Protest against optional English-language instruction at Malaysian schools

KUALA LUMPUR: A group of Malay activists, academics and politicians on Monday (Feb 15) launched a campaign to shut down a plan that would give students at selected schools the option to study specific subjects in English. The Dual Language Programme (DLP) is Malaysia's pilot project aimed at boosting English proficiency in government schools where most subjects are taught in the country’s national language, Bahasa Malaysia. Under the DLP, students at 300 primary and secondary schools across the country will be given the option of taking Science, Mathematics, Information Technology and Communication, and Design and Technology in either English or Malay. But critics fear that under the DLP, English will eventually be made compulsory, echoing a plan in 2007 where it was made mandatory for Math and Science to be taught in English. The Pengajaran dan Pembelajaran Sains dan Matematik Dalam Bahasa Inggeris (PPSMI) programme was abolished after students and teachers struggled to cope with the change, but not before it received backlash from nationalist groups.

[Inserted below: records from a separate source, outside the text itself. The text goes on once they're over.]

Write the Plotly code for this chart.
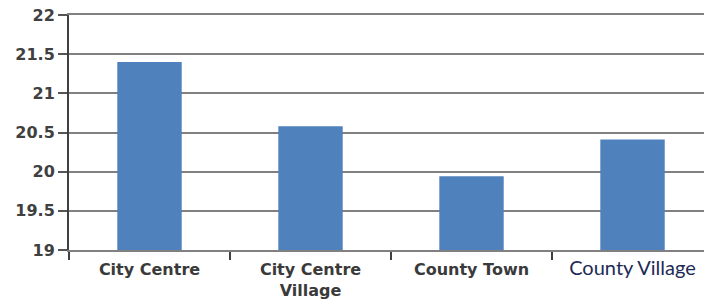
import plotly.graph_objects as go

categories = ["City Centre", "City Centre Village", "County Town", "County Village"]
tick_labels = ["City Centre", "City Centre<br>Village", "County Town",
               "<span style='font-family:Lato;font-weight:normal;font-size:20px;color:#1c2a55'>County Village</span>"]
values = [21.40, 20.58, 19.94, 20.41]
y_ticks = [19, 19.5, 20, 20.5, 21, 21.5, 22]
y_ticktext = ["19", "19.5", "20", "20.5", "21", "21.5", "22"]

fig = go.Figure(go.Bar(
    x=categories, y=values, marker_color="#4F81BD",
    marker_line_width=0, width=0.4,
))

fig.update_layout(
    width=704, height=299,
    margin=dict(l=69, r=0, t=15, b=49),
    paper_bgcolor="white", plot_bgcolor="white",
    showlegend=False,
)
fig.update_xaxes(
    type="category", range=[-0.5, 3.444],
    tickvals=categories, ticktext=tick_labels,
    tickson="boundaries", ticks="outside", ticklen=8, tickwidth=2, tickcolor="#404040",
    ticklabelstandoff=4,
    showline=True, mirror=True, linecolor="#808080", linewidth=2,
    showgrid=False, automargin=False,
    tickfont=dict(family="DejaVu Sans", size=16, color="#3a3a3a", weight="bold"),
)
fig.update_yaxes(
    range=[19, 22], tickvals=y_ticks, ticktext=y_ticktext,
    ticks="outside", ticklen=9, tickwidth=2, tickcolor="#555555",
    showline=True, linecolor="#404040", linewidth=2,
    showgrid=True, gridcolor="#808080", gridwidth=2,
    zeroline=False, automargin=False,
    tickfont=dict(family="DejaVu Sans", size=16, color="#404040", weight="bold"),
)

fig.write_html("out.html", config={"displayModeBar": False},
               post_script="document.body.style.margin='0';")
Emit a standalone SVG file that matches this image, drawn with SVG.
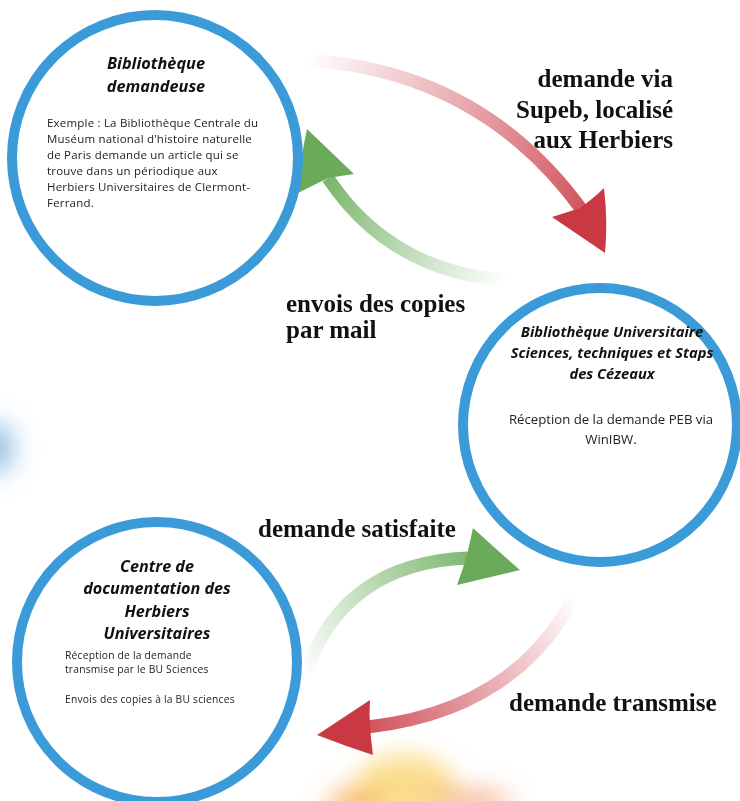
<svg xmlns="http://www.w3.org/2000/svg" width="740" height="801" viewBox="0 0 740 801">
<style>
.ring{fill:#fff;stroke:#3b9ad8;stroke-width:10}
.title{font-family:"Open Sans","DejaVu Sans",sans-serif;font-weight:700;font-style:italic;fill:#111;text-anchor:middle}
.body{font-family:"Open Sans","DejaVu Sans",sans-serif;fill:#222}
.lbl{font-family:"Liberation Serif","DejaVu Serif",serif;font-weight:700;font-size:25px;fill:#111}
.shaft{fill:none;stroke-width:13;stroke-linecap:butt}
</style>
<defs>
<filter id="blur" x="-100%" y="-100%" width="300%" height="300%"><feGaussianBlur stdDeviation="12"/></filter>
<linearGradient id="gR1" gradientUnits="userSpaceOnUse" x1="305" y1="60" x2="585" y2="215"><stop offset="0" stop-color="#c93541" stop-opacity="0"/><stop offset="1" stop-color="#c93541" stop-opacity="0.85"/></linearGradient>
<linearGradient id="gG1" gradientUnits="userSpaceOnUse" x1="505" y1="282" x2="325" y2="175"><stop offset="0" stop-color="#6aac5a" stop-opacity="0"/><stop offset="1" stop-color="#6aac5a" stop-opacity="0.9"/></linearGradient>
<linearGradient id="gG2" gradientUnits="userSpaceOnUse" x1="305" y1="675" x2="470" y2="558"><stop offset="0" stop-color="#6aac5a" stop-opacity="0"/><stop offset="1" stop-color="#6aac5a" stop-opacity="0.85"/></linearGradient>
<linearGradient id="gR2" gradientUnits="userSpaceOnUse" x1="574" y1="597" x2="368" y2="727"><stop offset="0" stop-color="#c93541" stop-opacity="0"/><stop offset="1" stop-color="#c93541" stop-opacity="0.85"/></linearGradient>
</defs>
<rect width="740" height="801" fill="#fff"/>
<g id="bg-blobs" filter="url(#blur)">
<ellipse cx="-4" cy="448" rx="18" ry="26" fill="#7fb3df" opacity="0.8"/>
<ellipse cx="405" cy="787" rx="50" ry="32" fill="#f9d87e" opacity="0.9"/>
<ellipse cx="355" cy="805" rx="28" ry="16" fill="#f6b060" opacity="0.85"/>
<ellipse cx="470" cy="801" rx="42" ry="12" fill="#f2a478" opacity="0.75"/>
</g>
<g id="connectors">
<path class="shaft" stroke="url(#gR1)" d="M 305 60 Q 480 70 582 210"/>
<path fill="#c93843" d="M 605 253 L 552 217 Q 568 212 580 208 Q 595 197 604 188 Q 608 222 605 253 Z"/>
<path class="shaft" stroke="url(#gG1)" stroke-width="15" d="M 510 281 Q 390 272 328 178"/>
<path fill="#6aaa5a" d="M 307 129 L 354 174 Q 340 176 328 178 Q 312 186 298 193 Q 300 160 307 129 Z"/>
<path class="shaft" stroke="url(#gG2)" d="M 305 675 Q 342 563 468 558"/>
<path fill="#6aaa5a" d="M 520 570 L 457 585 Q 462 572 466 558 Q 470 543 473 528 Q 497 550 520 570 Z"/>
<path class="shaft" stroke="url(#gR2)" d="M 574 597 Q 515 710 368 727"/>
<path fill="#c93843" d="M 317 735 L 370 700 Q 369 713 370 727 Q 371 741 373 755 Q 345 746 317 735 Z"/>
<text class="lbl" text-anchor="end" x="673" y="87">demande via</text>
<text class="lbl" text-anchor="end" x="673" y="118">Supeb, localisé</text>
<text class="lbl" text-anchor="end" x="673" y="148">aux Herbiers</text>
<text class="lbl" font-size="23" x="286" y="312">envois des copies</text>
<text class="lbl" font-size="23" x="286" y="338">par mail</text>
<text class="lbl" x="258" y="537">demande satisfaite</text>
<text class="lbl" x="509" y="711">demande transmise</text>
</g>
<g id="node-demandeuse">
<circle class="ring" cx="155" cy="158" r="143"/>
<text class="title" font-size="16.3" x="156" y="69">Bibliothèque</text>
<text class="title" font-size="16.3" x="156" y="92">demandeuse</text>
<g class="body" font-size="11.5" letter-spacing="0.2">
<text x="47" y="127">Exemple : La Bibliothèque Centrale du</text>
<text x="47" y="143">Muséum national d'histoire naturelle</text>
<text x="47" y="159">de Paris demande un article qui se</text>
<text x="47" y="175">trouve dans un périodique aux</text>
<text x="47" y="191">Herbiers Universitaires de Clermont-</text>
<text x="47" y="207">Ferrand.</text>
</g>
</g>
<g id="node-bu-sciences">
<circle class="ring" cx="600" cy="425" r="137"/>
<text class="title" font-size="14.7" x="612" y="337">Bibliothèque Universitaire</text>
<text class="title" font-size="14.7" x="612" y="358">Sciences, techniques et Staps</text>
<text class="title" font-size="14.7" x="612" y="379">des Cézeaux</text>
<text class="body" font-size="13.2" text-anchor="middle" x="611" y="424">Réception de la demande PEB via</text>
<text class="body" font-size="13.2" text-anchor="middle" x="611" y="444">WinIBW.</text>
</g>
<g id="node-herbiers">
<circle class="ring" cx="157" cy="662" r="140"/>
<text class="title" font-size="16.2" x="157" y="572">Centre de</text>
<text class="title" font-size="16.2" x="157" y="594">documentation des</text>
<text class="title" font-size="16.2" x="157" y="617">Herbiers</text>
<text class="title" font-size="16.2" x="157" y="639">Universitaires</text>
<g class="body" font-size="10.3" letter-spacing="0.2">
<text x="65" y="659">Réception de la demande</text>
<text x="65" y="673">transmise par le BU Sciences</text>
<text x="65" y="703">Envois des copies à la BU sciences</text>
</g>
</g>
</svg>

"With the launch of the DLP, just like with the PPSMI, the Malay language will be neglected,” said Dr Shahrir Mohd Zain, chairman of the Movement to Abolish PPSMI group. "If the language is neglected, then of course Malay culture is at risk."

However, there are no plans to make the DLP compulsory, according to the Parent Action Group for Education (PAGE), which was involved in the development of the dual language programme. Furthermore, the DLP is still at its pilot stage, involving only about 3 per cent of schools nationwide.

"Before, it was mandatory, but this time we made it optional,” said PAGE member Noor Azimah Abdul Rahim. “We now want parents to have a say in their children's education. We don't want schools and principals to make decisions on behalf of parents, or our children."

Demand for a dual language programme is there. A survey by a government unit in 2015 found that more than 90 per cent of about 190,000 respondents wanted English standards to be improved in local schools.

"The government has admitted there are more than 400,000 unemployed graduates in the country and one of the reasons why they're unemployed or underemployed is because of their English proficiency,” Ms Noor Azimah pointed out.

“So unless the parent is happy with the child being unemployed, then fine, stick to Malay. But I think we have to realise even in ASEAN, the official language is English." Critics of the DLP say they are not opposed to English standards being improved, but disagree that teaching other subjects in English is the way to do so. "You have to actually improve the teaching and learning of English in the subject of English,” said Chemical Engineering professor, Dr Wan Ramli Wan Daud from the National University of Malaysia.

“This is what people do everywhere in the world. Nobody teaches English by teaching another subject in English. And the problem is of course, students have to deal with two subject matters at the same time.”

The protesters say a mass demonstration will be held on March 26 demanding the abolishment of the DLP if the government does not respond to requests to scrap the programme.